This paper discusses the monotone variational inequality over the solution set of the variational
inequality problem and the fixed point set of a nonexpansive mapping. The strong convergence
theorem for the proposed algorithm to the solution is guaranteed under some suitable assumptions.

1. Introduction

Let C be a closed convex subset of a real Hilbert space H with the inner product 〈·,·〉 and the norm ∥·∥. We denote weak convergence and strong convergence by notations ⇀ and →, respectively.

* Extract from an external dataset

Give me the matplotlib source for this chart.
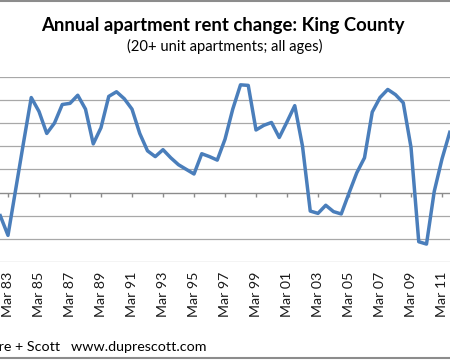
import matplotlib
matplotlib.use('Agg')
import matplotlib.pyplot as plt
from matplotlib.patches import Rectangle
import numpy as np

# semi-annual rent change (%), Sep 82 .. Sep 11
rent_change = [-2.0, -3.7, 0.3, 4.3, 8.2, 7.0, 5.1, 6.0, 7.6, 7.7,
               8.4, 7.2, 4.2, 5.6, 8.3, 8.7, 8.1, 7.2, 5.1, 3.6,
               3.1, 3.7, 3.0, 2.4, 2.0, 1.6, 3.35, 3.1, 2.8, 4.6,
               7.2, 9.3, 9.25, 5.4, 5.8, 6.05, 4.75, 6.1, 7.5, 4.0,
               -1.6, -1.8, -1.1, -1.65, -1.85, -0.05, 1.7, 3.0, 6.95, 8.2,
               8.9, 8.45, 7.75, 3.9, -4.25, -4.45, 0.1, 2.9, 5.2]
tick_labels = ['Mar 83', 'Mar 85', 'Mar 87', 'Mar 89', 'Mar 91', 'Mar 93',
               'Mar 95', 'Mar 97', 'Mar 99', 'Mar 01', 'Mar 03', 'Mar 05',
               'Mar 07', 'Mar 09', 'Mar 11']

plt.rcParams['font.family'] = ['Lato', 'DejaVu Sans']

x = np.arange(len(rent_change)) - 1  # index 0 = Mar 83
tick_pos = np.arange(len(tick_labels)) * 4

fig = plt.figure(figsize=(4.5, 3.61), dpi=100)
ax = fig.add_axes([0.0, 0.2742, 1.0, 0.5133])

for y in np.arange(-6, 11, 2):
    if y != 0:
        ax.axhline(y, color='#a8a8a8', lw=0.9, zorder=1)
ax.axhline(0, color='#8c8c8c', lw=1.0, zorder=1)
ax.vlines(tick_pos, -0.4, 0, color='#8c8c8c', lw=1.0, zorder=1)

ax.plot(x, rent_change, color='#4a7ebb', lw=2.5, solid_joinstyle='round', zorder=3)

ax.set_xlim(-8 / 7.75, 442 / 7.75)
ax.set_ylim(-6, 10)
ax.set_xticks(tick_pos)
ax.set_xticklabels(tick_labels, rotation=90, fontsize=10.2, color='#1a1a1a')
ax.tick_params(axis='x', length=0, pad=7)
ax.set_yticks([])
for s in ax.spines.values():
    s.set_visible(False)

fig.text(0.496, 0.928, 'Annual apartment rent change: King County',
         ha='center', va='center', fontsize=13.3, fontweight='bold')
fig.text(0.499, 0.870, '(20+ unit apartments; all ages)',
         ha='center', va='center', fontsize=10.6)
fig.text(206 / 450, 0.039, 'Dupre + Scott   www.duprescott.com',
         ha='right', va='center', fontsize=10.3)

fig.patches.append(Rectangle((-0.1, 0.008), 1.2, 0.988, fill=False,
                             edgecolor='#8c8c8c', lw=1.5,
                             transform=fig.transFigure))

fig.savefig('out.png', dpi=100)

A mapping A:H→H is said to be monotone if 〈Ax-Ay,x-y〉≥0,∀x,y∈H.A is said to be α-strongly monotone if there exists α>0 such that 〈Ax-Ay,x-y〉≥α∥x-y∥2,∀x,y∈H. A is said to be β-inverse-strongly monotone if there exists β>0 such that 〈Ax-Ay,x-y〉≥β∥Ax-Ay∥2,∀x,y∈H. A is said to be L-Lipschitz continuous if there exists L>0 such that ∥Ax-Ay∥≤L∥x-y∥,∀x,y∈H. A linear bounded operator A is said to be strongly positive on H if there exists γ¯>0 with the property 〈Ax,x〉≥γ¯∥x∥2,∀x∈H.

Let f:C→C be a ρ-contraction if there exists ρ∈[0,1) such that
(1.1)‖f(x)-f(y)‖≤ρ‖x-y‖,∀x,y∈C.

Let T:C→C be nonexpansive such that
(1.2)‖Tx-Ty‖≤‖x-y‖,∀x,y∈C.
A point x∈C is a fixed point of T provided Tx=x. Denote by F(T) the set of fixed points of T; that is, F(T)={x∈C:Tx=x}. If C is bounded closed convex and T is a nonexpansive mapping of C into itself, then F(T) is nonempty (see [1]). Let A be a nonlinear mapping. The Hartmann-Stampacchia variational inequality [2] is to finding x∈C such that
(1.3)〈Ax,y-x〉≥0,∀y∈C.
The set of solutions of (1.3) is denoted by VI(C,A). The variational inequality has been extensively studied in the literature [3, 4].

We discuss the following variational inequality problem over the fixed point set of a nonexpansive mapping (see [5–12]), which is called the hierarchical problem. Let a monotone, continuous mapping A:H→H and a nonexpansive mapping T:H→H.
(1.4)Findx∈VI(F(T),A)={x∈F(T):〈Ax,y-x〉≥0,∀y∈F(T)},F(T)≠∅.
This solution set is denoted by Ξ.

We introduce the following variational inequality problem over solution set of variational inequality problem and the fixed point set of a nonexpansive mapping (see [13–16]), which is called the triple hierarchical problem (or the triple hierarchical constrained optimization problem (see also [13])). Let an inverse-strongly monotone A:H→H, a strongly monotone and Lipschitz continuous B:H→H, and a nonexpansive mapping T:H→H.
(1.5)Findx∈VI(Ξ,B)={x∈Ξ:〈Bx,y-x〉≥0,∀y∈Ξ},
where Ξ:=VI(F(T),A)≠∅.

In 2009, Iiduka [13] introduced an iterative algorithm for the following triple hierarchical constrained optimization problem, the sequence {xn} defined by the iterative method below, with the initial guess x1∈H is chosen arbitrarily,
(1.6)yn=T(xn-λnA1xn),xn+1=yn-μαnA2yn,∀n≥0,
where αn∈(0,1] and λn∈(0,2α] satisfies certain conditions. Let A1:H→H be an inverse-strongly monotone, A2:H→H be a strongly monotone and Lipschitz continuous, and T:H→H be a nonexpansive mapping, then the sequence converges to strong analysis on (1.6).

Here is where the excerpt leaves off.